I realize that, in some ways, this book doesn't fit in as a part of my quest, because some people do still read this book -- namely, students who have it on their required reading list. But, in all honesty, I have never met anyone who read it, or, at least, has read it and talked about it. Plus, everyone thinks they know this book without reading it -- they do not.

The main character of Uncle Tom's Cabin, and at least one of the minor characters, are frequently mocked by modern black activists, rappers and comedians. Therefore, when I began reading this novel, originally published in 1852, I was expecting a woefully-outdated story with painful, outrageous stereotypes and archaic language, and had prepared myself for a real struggle to navigate through it in order to see how this book mobilized people in the USA against slavery.

The story, its delivery and its characters turned out to be nothing like they have been portrayed to me over the years. Nothing. And more importantly, it is still a powerful call for justice and equality more than 150 years later.

It was a difficult read at first, but after the first 100 pages or so, I was hooked.

Harriet Beecher Stowe paints Tom not as subservient to white men -- or any men -- but as absolutely defiant, a man who serves only one master: Jesus Christ. Uncle Tom's defiance is in stark contrast to everything I've ever heard about him. Stowe never, ever implies in any way that slaves should work only to please their earth-bound masters and never pursue freedom or personal dignity -- contrary to what I've always heard. In addition to Tom, there's George, a representation of the intelligence and potential Stowe obviously felt every African American was capable. Stowe wasn't saying that Tom's way of defiance -- and his not pursuing escape -- was a better path than George's, who risks everything to escape with his family to Canada. Instead, she presents the myriad of ways people -- HUMANS -- react to and survive enslavement. Topsy isn't presented as I thought she would be -- a silly comic relief -- but as a girl who has never known anything but pain from and the contempt of others, and becomes whole only when she's offered full, unconditional love. There are NO one-dimensional portraits in the book -- the characters, white and black, portray a massive variety of values, philosophies, and thoughts of the time.

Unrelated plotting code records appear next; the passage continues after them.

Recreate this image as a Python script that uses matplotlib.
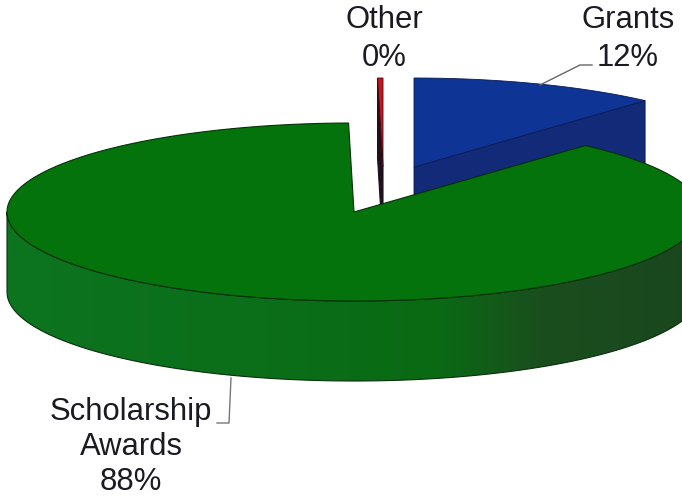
import numpy as np
import matplotlib
matplotlib.use("Agg")
import matplotlib.pyplot as plt
from matplotlib.patches import Polygon, PathPatch
from matplotlib.path import Path
from matplotlib.colors import LinearSegmentedColormap

# Data
categories = ["Grants", "Scholarship\nAwards", "Other"]
shares = [11.6, 88.15, 0.25]        # wedge sizes as drawn
pct_labels = ["12%", "88%", "0%"]   # printed labels

# Styles
top_colors = ["#0E3596", "#05730C", "#C8141E"]
cut_colors = ["#122A78", "#06600A", "#20101A"]
side_stops = [(0.0, "#0D7420"), (0.62, "#0A6A14"), (0.77, "#1A4E1E"), (1.0, "#1B461E")]
RX, RY, DEPTH = 347, 89, 80
centers = [(414, 167), (354, 212), (383, 167)]
START = 90

plt.rcParams["font.family"] = ["Liberation Sans", "DejaVu Sans"]
fig = plt.figure(figsize=(6.82, 4.97), dpi=100)
ax = fig.add_axes([0, 0, 1, 1])
ax.set_xlim(0, 682)
ax.set_ylim(497, 0)
ax.axis("off")

def arc(c, t0, t1, n=200, dy=0):
    t = np.radians(np.linspace(t0, t1, n))
    return np.column_stack([c[0] + RX * np.cos(t), c[1] - RY * np.sin(t) + dy])

# wedge angles, clockwise from the top
ends = START - np.cumsum(shares) * 3.6
starts = np.concatenate([[START], ends[:-1]])
angles = list(zip(starts, ends))

def cut_face(c, t):
    p = arc(c, t, t, 1)[0]
    return [c, tuple(p), (p[0], p[1] + DEPTH), (c[0], c[1] + DEPTH)]

# Grants
c, (a0, a1) = centers[0], angles[0]
ax.add_patch(Polygon(cut_face(c, a1), closed=True, fc=cut_colors[0], ec="#0A1A50", lw=0.6, zorder=2))
ax.add_patch(Polygon(np.vstack([[c], arc(c, a0, a1)]), closed=True, fc=top_colors[0], ec="#0A1A50", lw=0.6, zorder=3))
# Other
c, (a0, a1) = centers[2], angles[2]
ax.add_patch(Polygon(cut_face(c, a0), closed=True, fc=cut_colors[2], ec="#1A1020", lw=0.8, zorder=2))
ax.add_patch(Polygon(np.vstack([[c], arc(c, a0, a1, 10)]), closed=True, fc=top_colors[2],
                     ec="#3A0A14", lw=0.6, zorder=3))

# Scholarship side band with shading
c, (a0, a1) = centers[1], angles[1]
upper = arc(c, 180, 360)
lower = arc(c, 360, 180, dy=DEPTH)
band = Path(np.vstack([upper, lower, upper[:1]]), closed=True)
patch = PathPatch(band, fc="none", ec="#0A300C", lw=0.8, zorder=5)
ax.add_patch(patch)
cmap = LinearSegmentedColormap.from_list("side", side_stops)
im = ax.imshow(np.linspace(0, 1, 512)[None, :], cmap=cmap, aspect="auto",
               extent=(c[0] - RX, c[0] + RX, c[1] + RY + DEPTH + 5, c[1] - 5), zorder=4)
im.set_clip_path(patch)
ax.set_xlim(0, 682)
ax.set_ylim(497, 0)

# Scholarship top face
ax.add_patch(Polygon(np.vstack([[c], arc(c, a0, a1, 400)]), closed=True, fc=top_colors[1],
                     ec="#06300A", lw=0.8, zorder=6))

# Leaders
ax.plot([540, 580, 592], [85, 65, 65], color="#666666", lw=1.0, zorder=7)
ax.plot([231, 229, 217], [378, 423, 423], color="#777777", lw=1.0, zorder=7)

# Labels
fs = 22.3
top = dict(fontsize=fs, color="#1A1A22", ha="center", va="center", linespacing=1.32, zorder=8)
bot = dict(fontsize=fs, color="#1A1A22", ha="center", va="center", linespacing=1.22, zorder=8)
ax.text(628, 39, f"{categories[0]}\n{pct_labels[0]}", **top)
ax.text(131, 447, f"{categories[1]}\n{pct_labels[1]}", **bot)
ax.text(384, 39, f"{categories[2]}\n{pct_labels[2]}", **top)

fig.savefig("out.png", dpi=100)
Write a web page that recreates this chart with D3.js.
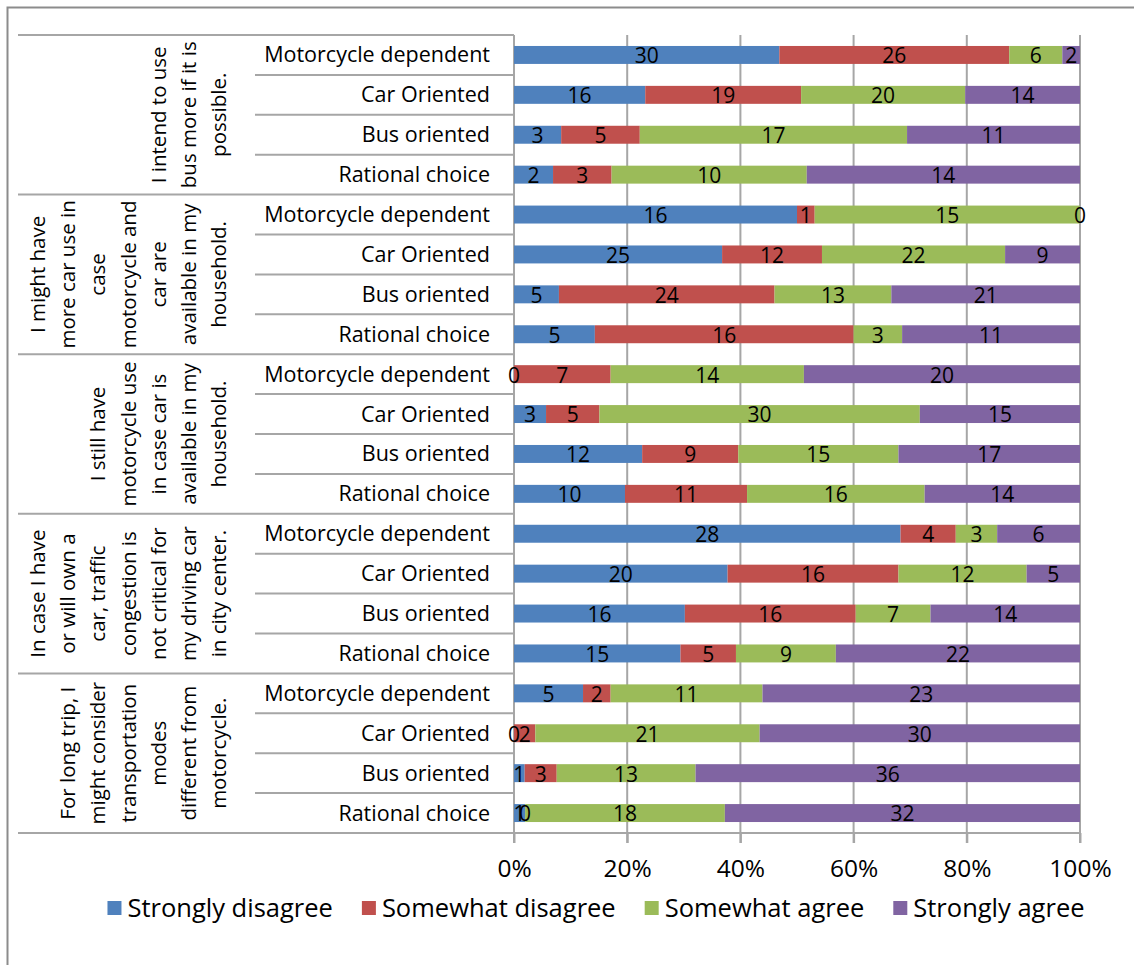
<!DOCTYPE html>
<html>
<head>
<meta charset="utf-8">
<script src="https://cdn.jsdelivr.net/npm/d3@7"></script>
<style>
  body { margin: 0; background: #fff; }
  text { font-family: "Open Sans", sans-serif; fill: #000; }
</style>
</head>
<body>
<div class="container"></div>
<script>
// statements (group labels, already wrapped like the original)
const statements = [
  ["I intend to use", "bus more if it is", "possible."],
  ["I might have", "more car use in", "case", "motorcycle and", "car are", "available in my", "household."],
  ["I still have", "motorcycle use", "in case car is", "available in my", "household."],
  ["In case I have", "or will own a", "car, traffic", "congestion is", "not critical for", "my driving car", "in city center."],
  ["For long trip, I", "might consider", "transportation", "modes", "different from", "motorcycle."]
];
const segments = ["Motorcycle dependent", "Car Oriented", "Bus oriented", "Rational choice"];
const answers = ["Strongly disagree", "Somewhat disagree", "Somewhat agree", "Strongly agree"];

// counts per row, 4 segments per statement
const stronglyDisagree = [30, 16, 3, 2,  16, 25, 5, 5,   0, 3, 12, 10,  28, 20, 16, 15,  5, 0, 1, 1];
const somewhatDisagree = [26, 19, 5, 3,  1, 12, 24, 16,  7, 5, 9, 11,   4, 16, 16, 5,    2, 2, 3, 0];
const somewhatAgree    = [6, 20, 17, 10, 15, 22, 13, 3,  14, 30, 15, 16, 3, 12, 7, 9,    11, 21, 13, 18];
const stronglyAgree    = [2, 14, 11, 14, 0, 9, 21, 11,   20, 15, 17, 14, 6, 5, 14, 22,   23, 30, 36, 32];

const ticks = [0, 0.2, 0.4, 0.6, 0.8, 1];
const colors = ["#4f81bd", "#c0504d", "#9bbb59", "#8064a2"];

const W = 1134, H = 965;
const plot = {left: 514, right: 1080, top: 35, bottom: 833};

const rows = d3.range(stronglyDisagree.length).map(i => ({
  idx: i,
  segment: segments[i % 4],
  [answers[0]]: stronglyDisagree[i],
  [answers[1]]: somewhatDisagree[i],
  [answers[2]]: somewhatAgree[i],
  [answers[3]]: stronglyAgree[i]
}));

const svg = d3.select(".container").append("svg")
  .attr("width", W)
  .attr("height", H);

// chart frame
svg.append("rect")
  .attr("x", 7.5).attr("y", 7.5)
  .attr("width", W + 20).attr("height", H + 20)
  .attr("fill", "none").attr("stroke", "#8c8c8c").attr("stroke-width", 2);

const x = d3.scaleLinear().domain([0, 1]).range([plot.left, plot.right]);
const y = d3.scaleBand().domain(rows.map(d => d.idx))
  .range([plot.top, plot.bottom])
  .paddingInner(0.55).paddingOuter(0.275);
const color = d3.scaleOrdinal().domain(answers).range(colors);

const lineCol = "#a6a6a6";

// vertical gridlines (with tick below the axis)
svg.append("g").selectAll("line")
  .data(ticks)
  .join("line")
  .attr("x1", d => x(d)).attr("x2", d => x(d))
  .attr("y1", plot.top).attr("y2", plot.bottom + 10)
  .attr("stroke", lineCol).attr("stroke-width", 2);

// x axis
const xAxis = svg.append("g")
  .attr("transform", `translate(0,${plot.bottom})`)
  .call(d3.axisBottom(x).tickValues(ticks).tickFormat(d3.format(".0%")).tickSize(10).tickSizeOuter(0));
xAxis.select(".domain").remove();
xAxis.selectAll(".tick line").attr("stroke", lineCol).attr("stroke-width", 2);
xAxis.selectAll(".tick text")
  .attr("y", 35)
  .attr("dy", "0.35em")
  .attr("font-size", "24.5px")
  .style("font-family", "'Open Sans', sans-serif");

// category axis lines
const step = y.step();
const boundaries = d3.range(rows.length + 1);
svg.append("g").selectAll("line")
  .data(boundaries)
  .join("line")
  .attr("x1", d => d % 4 === 0 ? 18 : 255)
  .attr("x2", d => d === rows.length ? plot.right : plot.left)
  .attr("y1", d => plot.top + d * step)
  .attr("y2", d => plot.top + d * step)
  .attr("stroke", lineCol).attr("stroke-width", 2);

svg.append("line")
  .attr("x1", plot.left).attr("x2", plot.left)
  .attr("y1", plot.top).attr("y2", plot.bottom + 10)
  .attr("stroke", lineCol).attr("stroke-width", 2);

// segment labels
svg.append("g").selectAll("text")
  .data(rows)
  .join("text")
  .attr("x", 490)
  .attr("y", d => y(d.idx) + y.bandwidth() / 2)
  .attr("dy", "0.35em")
  .attr("text-anchor", "end")
  .attr("font-size", "21.5px")
  .text(d => d.segment);

// statement labels, rotated
statements.forEach((lines, g) => {
  const cy = plot.top + (g * 4 + 2) * step;
  svg.append("g").selectAll("text")
    .data(lines)
    .join("text")
    .attr("transform", (d, j) => `translate(${219 - (lines.length - 1 - j) * 30.2},${cy}) rotate(-90)`)
    .attr("text-anchor", "middle")
    .attr("dy", "0.35em")
    .attr("font-size", "20.5px")
    .text(d => d);
});

// stacked 100% bars
const series = d3.stack().keys(answers).offset(d3.stackOffsetExpand)(rows);

const layers = svg.append("g").selectAll("g")
  .data(series)
  .join("g")
  .attr("fill", d => color(d.key));

layers.selectAll("rect")
  .data(d => d)
  .join("rect")
  .attr("x", d => x(d[0]))
  .attr("y", d => y(d.data.idx))
  .attr("width", d => x(d[1]) - x(d[0]))
  .attr("height", y.bandwidth());

// value labels
const labels = svg.append("g");
series.forEach(s => {
  labels.selectAll(null)
    .data(s)
    .join("text")
    .attr("x", d => x((d[0] + d[1]) / 2))
    .attr("y", d => y(d.data.idx) + y.bandwidth() / 2 + 1)
    .attr("dy", "0.35em")
    .attr("text-anchor", "middle")
    .attr("font-size", "21px")
    .text(d => d.data[s.key]);
});

// legend
const legend = svg.append("g").attr("transform", "translate(0,908)");
const items = legend.selectAll("g")
  .data(answers)
  .join("g");
items.append("rect")
  .attr("y", -7).attr("width", 14).attr("height", 14)
  .attr("fill", d => color(d));
items.append("text")
  .attr("x", 20)
  .attr("dy", "0.35em")
  .attr("font-size", "25.5px")
  .text(d => d);

let widths = [];
items.each(function() {
  widths.push(20 + d3.select(this).select("text").node().getComputedTextLength());
});
const gap = 29;
const total = d3.sum(widths) + gap * (widths.length - 1);
let cursor = 596 - total / 2;
items.attr("transform", (d, i) => {
  const t = `translate(${cursor},0)`;
  cursor += widths[i] + gap;
  return t;
});
</script>
</body>
</html>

I was struck not only by how full, rich and diverse the characters were, but also, Stowe's condemnation not only of slavery itself, but of the North, for not wanting freed blacks to live among them, to work in their homes or live in their neighborhoods or attend their schools. She also condemns merciful slave owners, painting them just as bad as ruthless Is the book racist? By today's standards, yes, but no more than it's also sexist. It's dated, no question: the author will very occassionally say something about blacks -- or women -- that make me cringe. The slaves and freed men presented in the book are no more benign, lazy or lacking in values than most of the white people portrayed. But I challenge anyone who has READ the book to say that the stereotypes engrained into our psyche by various contemporary commentators were ever envisioned by the author. After reading the entry about the book on Wikipedia, I've surmised that the stereotypes we hear about regarding the story are actually from the widely-seen and woefully inaccurate dramatizations of the book. And her text drips with a sarcasm, often addressed directly to the reader, that is jarring at times -- this woman hated slavery with every molecule of her body, and she presents, and skewers, every argument of the time in support of it.